> [Data extract]:
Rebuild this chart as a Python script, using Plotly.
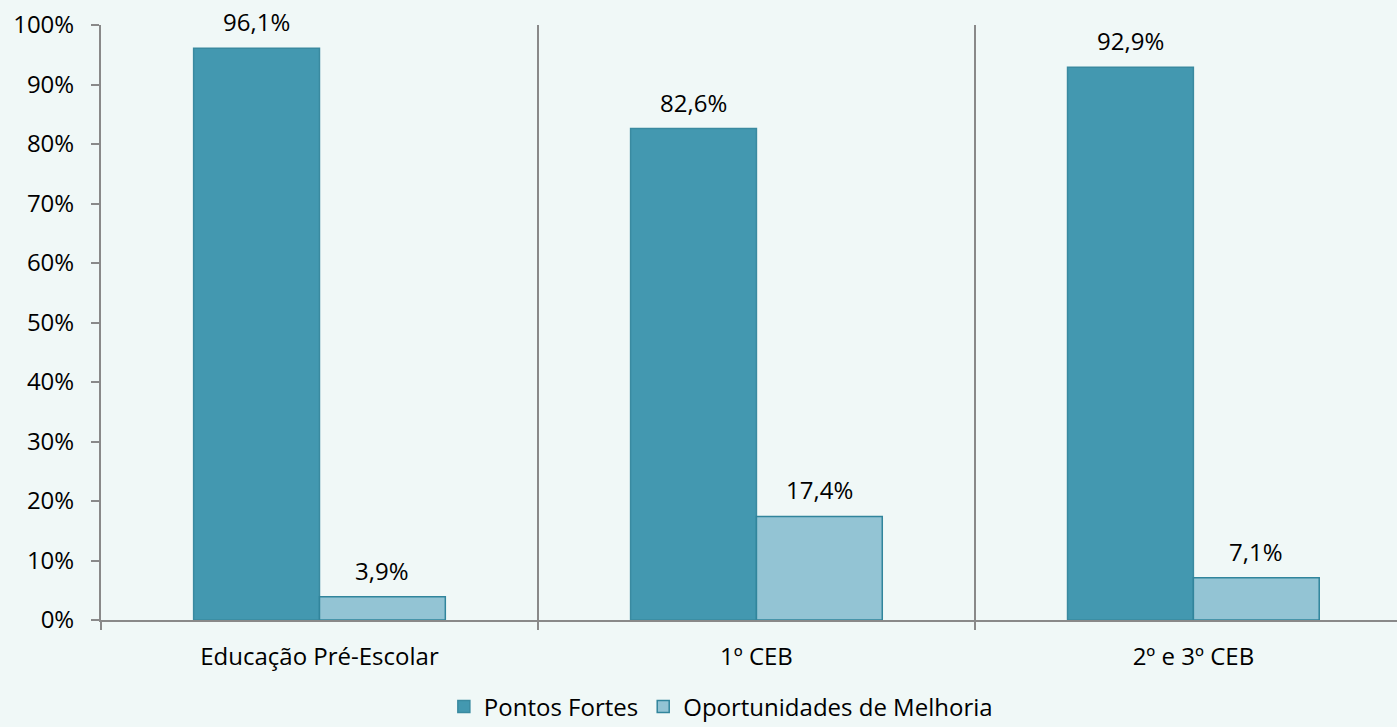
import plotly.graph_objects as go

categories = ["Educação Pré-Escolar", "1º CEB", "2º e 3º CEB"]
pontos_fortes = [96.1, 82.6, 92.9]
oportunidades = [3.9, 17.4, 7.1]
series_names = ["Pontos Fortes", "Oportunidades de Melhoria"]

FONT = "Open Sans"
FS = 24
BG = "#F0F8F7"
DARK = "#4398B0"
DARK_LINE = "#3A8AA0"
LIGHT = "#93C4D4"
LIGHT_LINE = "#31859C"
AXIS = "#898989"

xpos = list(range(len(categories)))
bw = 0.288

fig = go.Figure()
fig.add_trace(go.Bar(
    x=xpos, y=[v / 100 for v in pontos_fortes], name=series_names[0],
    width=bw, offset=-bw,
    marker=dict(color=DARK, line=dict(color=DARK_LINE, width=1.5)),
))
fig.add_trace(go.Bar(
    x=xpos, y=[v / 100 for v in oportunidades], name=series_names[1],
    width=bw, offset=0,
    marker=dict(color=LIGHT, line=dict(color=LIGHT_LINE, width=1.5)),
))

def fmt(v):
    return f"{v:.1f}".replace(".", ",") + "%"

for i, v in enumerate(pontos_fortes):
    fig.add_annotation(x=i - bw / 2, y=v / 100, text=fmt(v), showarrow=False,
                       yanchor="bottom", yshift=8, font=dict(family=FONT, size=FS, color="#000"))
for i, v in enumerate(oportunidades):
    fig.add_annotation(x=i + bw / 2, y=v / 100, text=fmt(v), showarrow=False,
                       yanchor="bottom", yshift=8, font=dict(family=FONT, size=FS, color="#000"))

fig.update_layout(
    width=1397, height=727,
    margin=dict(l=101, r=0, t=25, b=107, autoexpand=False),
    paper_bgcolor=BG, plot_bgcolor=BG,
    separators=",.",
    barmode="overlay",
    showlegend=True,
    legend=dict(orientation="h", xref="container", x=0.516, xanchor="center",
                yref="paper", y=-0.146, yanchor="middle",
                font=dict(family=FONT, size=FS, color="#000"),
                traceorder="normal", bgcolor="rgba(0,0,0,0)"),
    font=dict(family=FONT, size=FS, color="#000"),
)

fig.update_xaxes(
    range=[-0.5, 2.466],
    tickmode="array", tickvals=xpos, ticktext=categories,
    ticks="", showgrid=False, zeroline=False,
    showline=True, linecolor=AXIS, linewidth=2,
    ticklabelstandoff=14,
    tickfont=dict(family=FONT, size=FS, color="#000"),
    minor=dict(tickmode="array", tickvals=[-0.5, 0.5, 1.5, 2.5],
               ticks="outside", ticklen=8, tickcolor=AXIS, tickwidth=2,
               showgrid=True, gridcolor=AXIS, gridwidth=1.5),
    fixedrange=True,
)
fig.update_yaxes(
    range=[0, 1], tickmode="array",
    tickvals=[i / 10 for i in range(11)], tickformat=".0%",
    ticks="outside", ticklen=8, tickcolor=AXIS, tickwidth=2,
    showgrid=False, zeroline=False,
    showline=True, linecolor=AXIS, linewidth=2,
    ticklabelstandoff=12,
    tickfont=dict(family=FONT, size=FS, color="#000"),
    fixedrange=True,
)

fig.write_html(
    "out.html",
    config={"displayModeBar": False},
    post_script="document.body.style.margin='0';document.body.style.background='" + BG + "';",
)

> [Written problem]: Give every line above again exactly, with no pictures.

> [Finished answer]:
Rebuild this chart as a Python script, using Plotly.
import plotly.graph_objects as go

categories = ["Educação Pré-Escolar", "1º CEB", "2º e 3º CEB"]
pontos_fortes = [96.1, 82.6, 92.9]
oportunidades = [3.9, 17.4, 7.1]
series_names = ["Pontos Fortes", "Oportunidades de Melhoria"]

FONT = "Open Sans"
FS = 24
BG = "#F0F8F7"
DARK = "#4398B0"
DARK_LINE = "#3A8AA0"
LIGHT = "#93C4D4"
LIGHT_LINE = "#31859C"
AXIS = "#898989"

xpos = list(range(len(categories)))
bw = 0.288

fig = go.Figure()
fig.add_trace(go.Bar(
    x=xpos, y=[v / 100 for v in pontos_fortes], name=series_names[0],
    width=bw, offset=-bw,
    marker=dict(color=DARK, line=dict(color=DARK_LINE, width=1.5)),
))
fig.add_trace(go.Bar(
    x=xpos, y=[v / 100 for v in oportunidades], name=series_names[1],
    width=bw, offset=0,
    marker=dict(color=LIGHT, line=dict(color=LIGHT_LINE, width=1.5)),
))

def fmt(v):
    return f"{v:.1f}".replace(".", ",") + "%"

for i, v in enumerate(pontos_fortes):
    fig.add_annotation(x=i - bw / 2, y=v / 100, text=fmt(v), showarrow=False,
                       yanchor="bottom", yshift=8, font=dict(family=FONT, size=FS, color="#000"))
for i, v in enumerate(oportunidades):
    fig.add_annotation(x=i + bw / 2, y=v / 100, text=fmt(v), showarrow=False,
                       yanchor="bottom", yshift=8, font=dict(family=FONT, size=FS, color="#000"))

fig.update_layout(
    width=1397, height=727,
    margin=dict(l=101, r=0, t=25, b=107, autoexpand=False),
    paper_bgcolor=BG, plot_bgcolor=BG,
    separators=",.",
    barmode="overlay",
    showlegend=True,
    legend=dict(orientation="h", xref="container", x=0.516, xanchor="center",
                yref="paper", y=-0.146, yanchor="middle",
                font=dict(family=FONT, size=FS, color="#000"),
                traceorder="normal", bgcolor="rgba(0,0,0,0)"),
    font=dict(family=FONT, size=FS, color="#000"),
)

fig.update_xaxes(
    range=[-0.5, 2.466],
    tickmode="array", tickvals=xpos, ticktext=categories,
    ticks="", showgrid=False, zeroline=False,
    showline=True, linecolor=AXIS, linewidth=2,
    ticklabelstandoff=14,
    tickfont=dict(family=FONT, size=FS, color="#000"),
    minor=dict(tickmode="array", tickvals=[-0.5, 0.5, 1.5, 2.5],
               ticks="outside", ticklen=8, tickcolor=AXIS, tickwidth=2,
               showgrid=True, gridcolor=AXIS, gridwidth=1.5),
    fixedrange=True,
)
fig.update_yaxes(
    range=[0, 1], tickmode="array",
    tickvals=[i / 10 for i in range(11)], tickformat=".0%",
    ticks="outside", ticklen=8, tickcolor=AXIS, tickwidth=2,
    showgrid=False, zeroline=False,
    showline=True, linecolor=AXIS, linewidth=2,
    ticklabelstandoff=12,
    tickfont=dict(family=FONT, size=FS, color="#000"),
    fixedrange=True,
)

fig.write_html(
    "out.html",
    config={"displayModeBar": False},
    post_script="document.body.style.margin='0';document.body.style.background='" + BG + "';",
)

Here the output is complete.